▶ **Written task**
Pick out the lines below that include the string "chart".

▶ **Listing**
════

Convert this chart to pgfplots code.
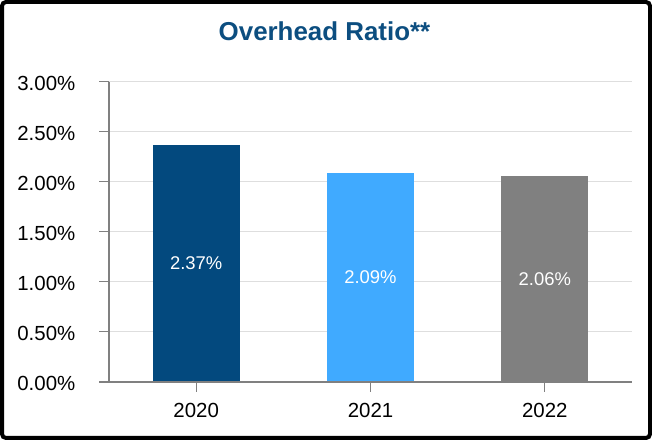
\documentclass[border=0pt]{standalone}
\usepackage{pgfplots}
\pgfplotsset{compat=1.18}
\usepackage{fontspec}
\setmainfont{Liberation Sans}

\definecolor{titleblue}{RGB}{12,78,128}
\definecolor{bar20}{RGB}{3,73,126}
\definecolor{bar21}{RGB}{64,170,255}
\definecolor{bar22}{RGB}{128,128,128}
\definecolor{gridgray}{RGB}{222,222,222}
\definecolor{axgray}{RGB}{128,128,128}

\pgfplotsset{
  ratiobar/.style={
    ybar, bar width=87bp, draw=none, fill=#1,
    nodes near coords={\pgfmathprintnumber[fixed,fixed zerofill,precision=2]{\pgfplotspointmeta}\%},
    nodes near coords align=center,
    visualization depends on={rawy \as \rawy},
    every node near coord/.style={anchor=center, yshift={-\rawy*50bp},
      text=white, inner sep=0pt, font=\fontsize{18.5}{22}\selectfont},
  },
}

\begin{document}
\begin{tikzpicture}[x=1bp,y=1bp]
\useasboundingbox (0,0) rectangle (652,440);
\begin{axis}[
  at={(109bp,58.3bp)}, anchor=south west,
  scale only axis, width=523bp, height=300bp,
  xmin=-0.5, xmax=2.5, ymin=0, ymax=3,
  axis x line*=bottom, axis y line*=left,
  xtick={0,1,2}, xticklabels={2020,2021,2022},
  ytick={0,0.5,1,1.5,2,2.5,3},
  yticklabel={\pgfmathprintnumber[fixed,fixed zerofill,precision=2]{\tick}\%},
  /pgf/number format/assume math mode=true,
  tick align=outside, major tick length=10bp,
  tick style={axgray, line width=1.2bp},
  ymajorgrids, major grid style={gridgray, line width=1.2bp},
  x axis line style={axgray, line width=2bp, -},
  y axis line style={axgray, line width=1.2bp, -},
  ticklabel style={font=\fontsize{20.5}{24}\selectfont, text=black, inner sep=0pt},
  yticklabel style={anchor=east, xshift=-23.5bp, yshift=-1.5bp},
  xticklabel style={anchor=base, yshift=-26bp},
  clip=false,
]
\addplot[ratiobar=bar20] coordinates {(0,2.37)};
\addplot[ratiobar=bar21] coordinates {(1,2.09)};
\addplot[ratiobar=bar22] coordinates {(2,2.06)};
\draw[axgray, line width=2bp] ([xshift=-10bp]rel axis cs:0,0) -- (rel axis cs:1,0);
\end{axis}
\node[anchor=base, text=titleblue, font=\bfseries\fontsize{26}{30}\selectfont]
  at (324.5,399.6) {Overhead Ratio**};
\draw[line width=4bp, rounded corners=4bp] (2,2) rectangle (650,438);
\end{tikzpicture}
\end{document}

════

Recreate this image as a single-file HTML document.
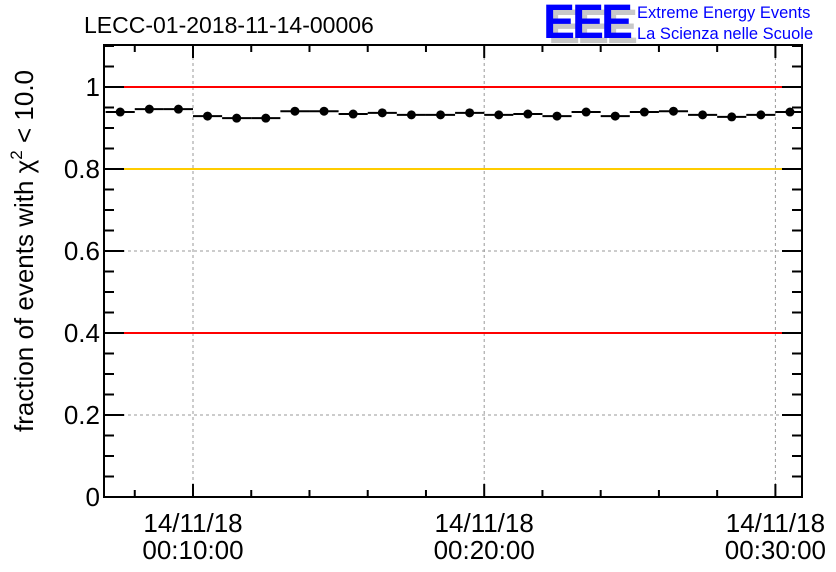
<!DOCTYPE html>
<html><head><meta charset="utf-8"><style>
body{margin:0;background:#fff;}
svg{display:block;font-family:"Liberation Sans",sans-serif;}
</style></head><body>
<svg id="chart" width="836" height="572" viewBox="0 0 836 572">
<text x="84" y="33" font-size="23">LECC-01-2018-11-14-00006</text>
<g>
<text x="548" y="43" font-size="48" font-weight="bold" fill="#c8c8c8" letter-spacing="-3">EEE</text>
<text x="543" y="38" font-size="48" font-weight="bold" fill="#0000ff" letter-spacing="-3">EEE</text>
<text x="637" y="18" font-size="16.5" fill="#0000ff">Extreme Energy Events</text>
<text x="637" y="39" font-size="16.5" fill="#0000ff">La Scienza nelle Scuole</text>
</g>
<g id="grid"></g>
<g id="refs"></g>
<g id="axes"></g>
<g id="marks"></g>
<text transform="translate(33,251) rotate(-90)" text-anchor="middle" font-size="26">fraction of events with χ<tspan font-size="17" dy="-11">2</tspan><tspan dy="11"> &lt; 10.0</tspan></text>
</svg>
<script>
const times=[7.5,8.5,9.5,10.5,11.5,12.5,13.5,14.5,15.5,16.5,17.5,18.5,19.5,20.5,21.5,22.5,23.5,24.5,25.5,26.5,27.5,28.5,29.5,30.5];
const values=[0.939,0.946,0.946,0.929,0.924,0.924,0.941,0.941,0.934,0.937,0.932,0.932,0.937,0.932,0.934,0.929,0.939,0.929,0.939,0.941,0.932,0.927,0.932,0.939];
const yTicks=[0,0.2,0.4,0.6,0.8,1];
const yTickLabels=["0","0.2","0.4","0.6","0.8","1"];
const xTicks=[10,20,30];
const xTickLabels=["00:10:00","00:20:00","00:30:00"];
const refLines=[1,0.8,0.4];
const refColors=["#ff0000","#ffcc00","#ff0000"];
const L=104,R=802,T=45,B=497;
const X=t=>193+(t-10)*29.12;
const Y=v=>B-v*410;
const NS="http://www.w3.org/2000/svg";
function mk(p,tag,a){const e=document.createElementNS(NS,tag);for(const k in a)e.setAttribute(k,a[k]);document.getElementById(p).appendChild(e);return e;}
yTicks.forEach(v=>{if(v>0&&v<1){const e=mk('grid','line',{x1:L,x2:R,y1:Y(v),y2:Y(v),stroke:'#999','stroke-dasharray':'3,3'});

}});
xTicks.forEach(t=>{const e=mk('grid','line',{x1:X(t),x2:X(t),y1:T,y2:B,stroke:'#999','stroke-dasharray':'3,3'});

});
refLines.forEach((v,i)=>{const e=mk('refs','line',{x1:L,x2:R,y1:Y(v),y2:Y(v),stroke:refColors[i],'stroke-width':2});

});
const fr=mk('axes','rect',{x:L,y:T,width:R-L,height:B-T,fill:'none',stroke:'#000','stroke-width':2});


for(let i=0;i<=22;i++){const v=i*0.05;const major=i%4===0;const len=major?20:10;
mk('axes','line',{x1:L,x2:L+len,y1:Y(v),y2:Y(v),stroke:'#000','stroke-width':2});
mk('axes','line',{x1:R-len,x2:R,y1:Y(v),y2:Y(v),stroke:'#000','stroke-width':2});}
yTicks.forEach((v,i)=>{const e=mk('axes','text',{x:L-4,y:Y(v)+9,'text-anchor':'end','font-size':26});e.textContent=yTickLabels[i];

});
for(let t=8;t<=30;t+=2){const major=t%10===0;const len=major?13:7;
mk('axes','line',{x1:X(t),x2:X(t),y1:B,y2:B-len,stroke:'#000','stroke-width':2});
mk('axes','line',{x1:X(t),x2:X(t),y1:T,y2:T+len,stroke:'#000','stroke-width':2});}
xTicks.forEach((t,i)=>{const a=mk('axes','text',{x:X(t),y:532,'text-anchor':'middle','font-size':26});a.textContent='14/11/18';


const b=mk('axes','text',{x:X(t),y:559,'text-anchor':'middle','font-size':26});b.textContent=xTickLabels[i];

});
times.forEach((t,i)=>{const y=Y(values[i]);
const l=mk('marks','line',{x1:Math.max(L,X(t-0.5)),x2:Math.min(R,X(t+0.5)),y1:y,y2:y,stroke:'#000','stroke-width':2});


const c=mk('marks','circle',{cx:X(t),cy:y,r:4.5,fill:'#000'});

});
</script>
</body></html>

════

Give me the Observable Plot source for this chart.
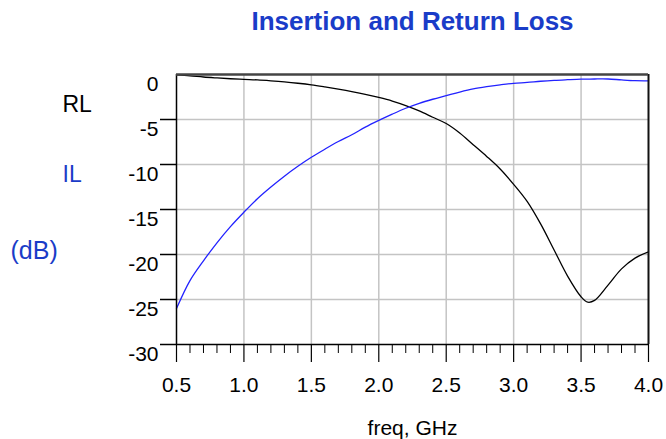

════

▶ **Solution to this exercise**
Convert this chart to pgfplots code.
<svg id="chart" width="836" height="572" viewBox="0 0 836 572">
Give me the Observable Plot source for this chart.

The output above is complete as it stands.